Fred Rinne is a chapter member who gardens in and observes a 15- by 50-foot test garden on the campus of City College of San Francisco. Fred first shared his insights with us in the December 1995 newsletter.
A garden is a conversation. You state your intent, your planning. You shape and plant. Then the land answers back with its own intents and desires. Are you listening?
Some time ago, I planted a native meadow selection of grasses, perennials, and annuals on the standard perennial border design, with plenty of room between the plants. They did terribly.
Months passed, and it was only when the plants grew intermingled and “found each other” that they grew bigger and more vigorous. Yarrow (Achillea millefolium) shaded the roots of the Douglas iris (Iris douglasiana), which leaned into the varied lupine (Lupinus variicolor). It wasn’t at all what I had planned, but the plants looked great.
It gradually dawned on me that, since these plants coevolved in the same geographic area (Franciscan grassland), they did not compete against each other but cooperated to form a community.
This made me step back ten paces from my background in horticulture. From long ago, we learn to separate the shrubs from the groundcovers, separate the shrubs from each other, prune to define shape, edge, mow. This is all necessary because the plants in the standard landscape are as alien to each other as to this bioregion. The South African vines, the Chilean trees, and the New Zealand shrubs are going to need some help in getting along.
We have many fine examples of our native plant communities from which to learn. Simply choose a site and return throughout the year. There is much to be learned by following one setting through the seasons and becoming acquainted with the interactions among the plants.
I stress flexibility in the landscape to be planted, because on native undisturbed sites, as in your garden, each year is different. You don’t get the same thing every year. One spring you might see hundreds of a certain kind of flower, the following spring perhaps a few.
On one test plot I put the community idea to a vigorous test, planting it with yarrow, Aster chilensis, Douglas iris, and a toyon (Heteromeles arbutifolia). The first spring had me worried because of the invasiveness of the yarrow, and because the aster was five feet tall and sending out runners everywhere. “What have I done?” I mused as the bed grew cloaked with rampant growth.

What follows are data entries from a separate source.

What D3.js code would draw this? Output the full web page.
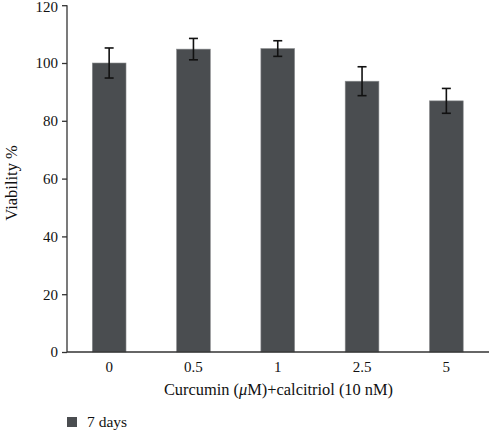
<!DOCTYPE html>
<html><head><meta charset="utf-8">
<script src="https://cdn.jsdelivr.net/npm/d3@7"></script>
<style>body{margin:0;background:#fff;} svg{display:block;}</style>
</head><body>
<svg id="c" width="489" height="432"></svg>
<script>
const categories = ["0", "0.5", "1", "2.5", "5"];
const values = [100, 104.8, 105, 93.7, 86.9];
const errors = [5.2, 3.7, 2.7, 5.0, 4.3];
const yTicks = [0, 20, 40, 60, 80, 100, 120];
const seriesName = "7 days";

const svg = d3.select("#c");
const font = "'Liberation Serif', 'DejaVu Serif', serif";
const x = d3.scaleBand().domain(categories).range([67, 488.5]).paddingInner(0.6).paddingOuter(0.3);
const y = d3.scaleLinear().domain([0, 120]).range([352, 5.2]);

// bars
svg.selectAll("rect.bar").data(values).enter().append("rect")
  .attr("class","bar")
  .attr("x",(d,i)=>x(categories[i]))
  .attr("width",x.bandwidth())
  .attr("y",d=>y(d))
  .attr("height",d=>y(0)-y(d))
  .attr("fill","#4a4d50")
  .attr("stroke","#8a8c8e").attr("stroke-width",0.6);

// error bars
const eg = svg.append("g").attr("stroke","#111").attr("stroke-width",1.6);
values.forEach((v,i)=>{
  const cx = x(categories[i]) + x.bandwidth()/2;
  eg.append("line").attr("x1",cx).attr("x2",cx).attr("y1",y(v+errors[i])).attr("y2",y(v-errors[i]));
  eg.append("line").attr("x1",cx-4.5).attr("x2",cx+4.5).attr("y1",y(v+errors[i])).attr("y2",y(v+errors[i]));
  eg.append("line").attr("x1",cx-4.5).attr("x2",cx+4.5).attr("y1",y(v-errors[i])).attr("y2",y(v-errors[i]));
});

// y axis
const ya = svg.append("g").attr("transform","translate(67,0)")
  .call(d3.axisLeft(y).tickValues(yTicks).tickSize(5).tickPadding(4).tickFormat(d3.format("d")));
ya.select(".domain").attr("stroke","#333").attr("stroke-width",1.3).attr("d","M0,5.2V352");
ya.selectAll(".tick line").attr("stroke","#333").attr("stroke-width",1.3);
ya.selectAll("text").attr("font-family",font).attr("font-size",15).attr("fill","#111");
ya.selectAll(".tick").filter(d=>d===120).select("text").attr("dy","0.42em");

// x axis
const xa = svg.append("g").attr("transform","translate(0,352)")
  .call(d3.axisBottom(x).tickSize(0).tickPadding(9));
xa.select(".domain").attr("stroke","#333").attr("stroke-width",1.3).attr("d","M67,0H489");
xa.selectAll("text").attr("font-family",font).attr("font-size",15).attr("fill","#111");

// titles
const xt = svg.append("text").attr("x",278.5).attr("y",395).attr("text-anchor","middle")
  .attr("font-family",font).attr("font-size",16.4).attr("fill","#111");
xt.append("tspan").text("Curcumin (");
xt.append("tspan").attr("font-style","italic").text("\u03bc");
xt.append("tspan").text("M)+calcitriol (10 nM)");

svg.append("text").attr("transform","translate(17,183) rotate(-90)").attr("text-anchor","middle")
  .attr("font-family",font).attr("font-size",16.5).attr("fill","#111").text("Viability %");

// legend
svg.append("rect").attr("x",67).attr("y",417).attr("width",10).attr("height",10).attr("fill","#4a4d50");
svg.append("text").attr("x",87).attr("y",427).attr("font-family",font).attr("font-size",15.5).attr("fill","#111").text(seriesName);
</script>
</body></html>
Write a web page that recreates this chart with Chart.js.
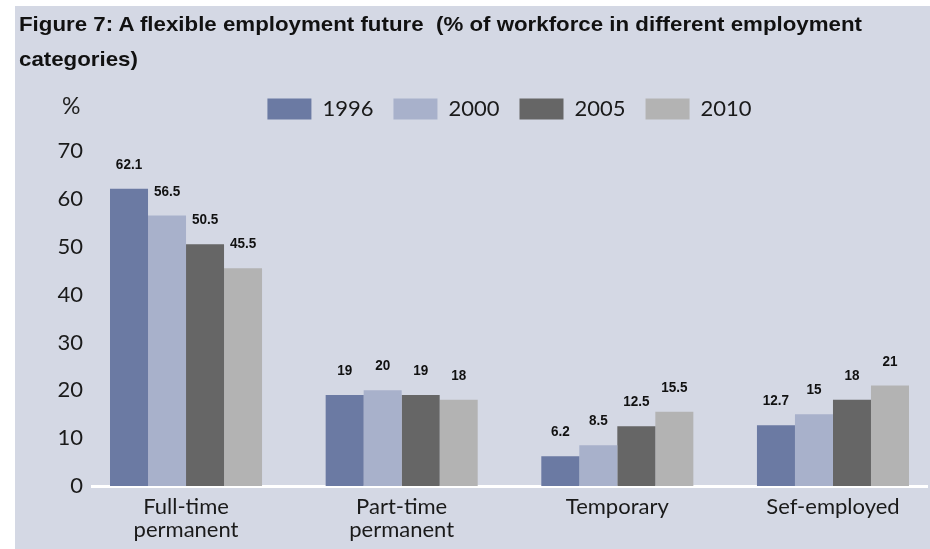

I found comfort in reflecting that I had never seen valleys full with Aster chilensis or great fields of yarrow. There must be some reason for this. Sure enough, a few seasons later the yarrow is occasional polite little tufts, the aster comes up at a sedate two feet tall, and there is plenty of room for the other plants on the site such as the toyon, now six feet tall and unstrangled. I can’t prove it, but I feel some sort of equilibrium was reached between these natives who know how to act around each other.
I’ll add more grasses this fall, and tarweed and annuals. But the land will decide what will go into this mix and what will not, and each season will be different, no matter what I plan. And I like that about our native plants, the way they stand apart from our preconceptions. It’s that quality we call wildness.